Spanish Telecom Price Wars Promise Cheaper Net Access

In the aftermath of this month’s liberalization
of the telecommunications industry, new companies are engaged in a price
war that may translate to cheaper Net access.


Retevision, which offers its Iddeo
Internet service, launched the price war by offering clients local rates
9.3 percent cheaper than those of Telefonica, Spain’s largest
operator and former monopoly. This benefit is currently extended to only
20,000 companies. The company–Spain’s second largest operator–has also
led the way in billing clients by the minute, rather than by several minute
cycles.


Uni2–owned by France Telecom, Cableuropa, Ferrovial
and the Banco Santander–is also breaking with tradition by not charging
callers the cost of establishing a phone connection. The old practice
raised the ire of Internet activist groups because users were being billed
for failed connections in addition to valid online time. The company is
also reducing its rate for nighttime calls.


According to a study by the Organization of Consumers and Users (OCU),
of Spain’s three main telephone companies (Telefonica, Retevision, and
Uni2), the latter offers the most competitive pricing.


Rafael Arias-Salgado, Spain’s Minister of Development and Public Works,
said that, despite liberalization and “price wars,” his ministry and the
Telecommunications Market Commission (CTM) will continue to share certain
regulatory functions in “establishing a price fixing system for telephone
service.”


Currently, infant companies are required to use Telefonica’s
infrastructure–and are thus subject to the company’s base price–though
the minister told Radio Nacional de Espana that these new operators will be
operating entirely independently of Telefonica by March 1999 “at the
latest.”


Telefonica offers a number of Internet access plans of its own and many
third parties access cyberspace through its InfoVia Plus onramps.

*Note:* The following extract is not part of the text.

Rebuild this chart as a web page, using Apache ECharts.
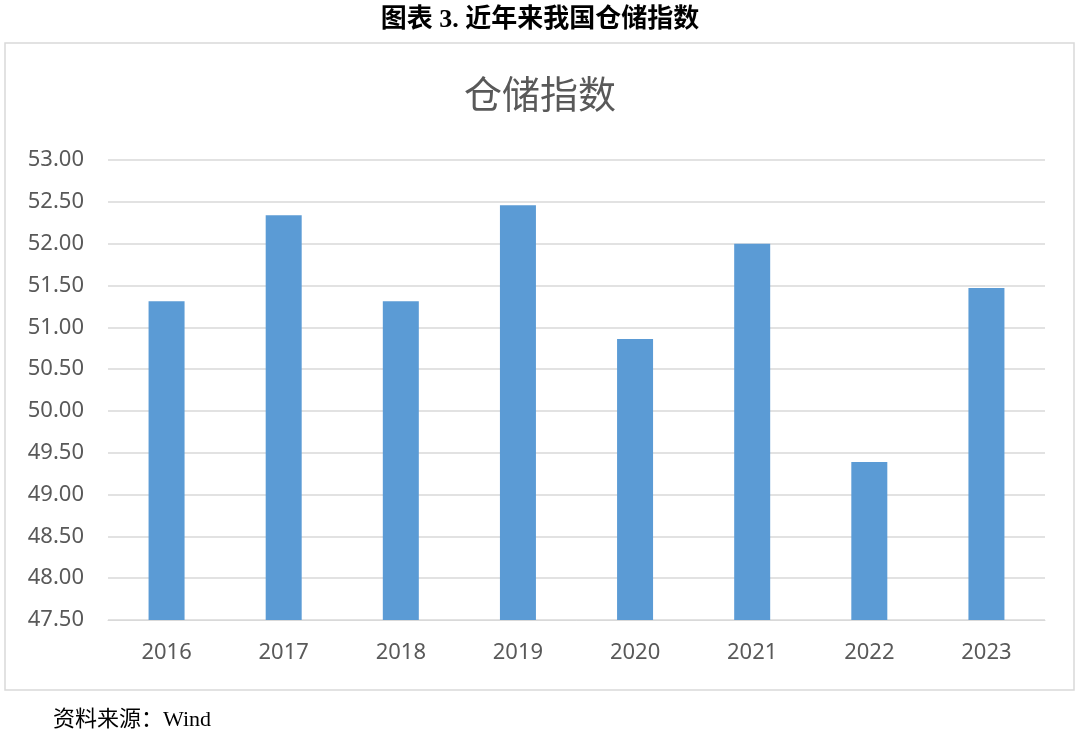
<!DOCTYPE html>
<html>
<head>
<meta charset="utf-8">
<script src="https://cdn.jsdelivr.net/npm/echarts@6/dist/echarts.min.js"></script>
<style>html,body{margin:0;padding:0;background:#fff}#main{width:1080px;height:730px}</style>
</head>
<body>
<div id="main"></div>
<script>
var years = ["2016", "2017", "2018", "2019", "2020", "2021", "2022", "2023"];
var values = [51.31, 52.34, 51.31, 52.46, 50.86, 52.00, 49.39, 51.47];

var myChart = echarts.init(document.getElementById("main"));
myChart.setOption({
    animation: false,
    title: [
        {
            text: "图表 3. 近年来我国仓储指数",
            left: "center",
            top: 2,
            textStyle: { fontFamily: "Liberation Serif, Noto Sans CJK SC", fontWeight: "bold", fontSize: 26, color: "#000" }
        },
        {
            text: "仓储指数",
            left: "center",
            top: 70,
            textStyle: { fontFamily: "Noto Sans CJK SC", fontWeight: "normal", fontSize: 38, color: "#595959" }
        },
        {
            text: "资料来源：Wind",
            left: 48,
            top: 704,
            textStyle: { fontFamily: "Liberation Serif, Noto Sans CJK SC", fontWeight: "normal", fontSize: 22, color: "#000" }
        }
    ],
    graphic: [{
        type: "rect",
        shape: { x: 5, y: 43, width: 1069, height: 647 },
        style: { fill: "none", stroke: "#d9d9d9", lineWidth: 1.5 }
    }],
    grid: { left: 108, right: 35, top: 160, bottom: 110 },
    xAxis: {
        type: "category",
        data: years,
        axisLine: { lineStyle: { color: "#d9d9d9" } },
        axisTick: { show: false },
        axisLabel: { color: "#595959", fontSize: 22, fontFamily: "Noto Sans", margin: 22 }
    },
    yAxis: {
        type: "value",
        min: 47.5,
        max: 53,
        interval: 0.5,
        axisLine: { show: false },
        axisTick: { show: false },
        splitLine: { lineStyle: { color: "#d9d9d9", width: 1.5 } },
        axisLabel: {
            color: "#595959", fontSize: 22, fontFamily: "Noto Sans", margin: 24,
            formatter: function (v) { return v.toFixed(2); }
        }
    },
    series: [{
        type: "bar",
        data: values,
        barWidth: 36,
        itemStyle: { color: "#5b9bd5" }
    }]
});
</script>
</body>
</html>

“I think Telefonica is in a good position despite losing its monopoly,”
said Arias-Salgado. ” [It’s] probably better than it would be willing to recognize
publicly, given that among the great telephone monopolies of the Western
world, Telefonica has been one of the most efficient.”


More than twenty other companies have applied for licenses to operate in
some aspect of telephony. The CMT has announced that all should be granted
by January.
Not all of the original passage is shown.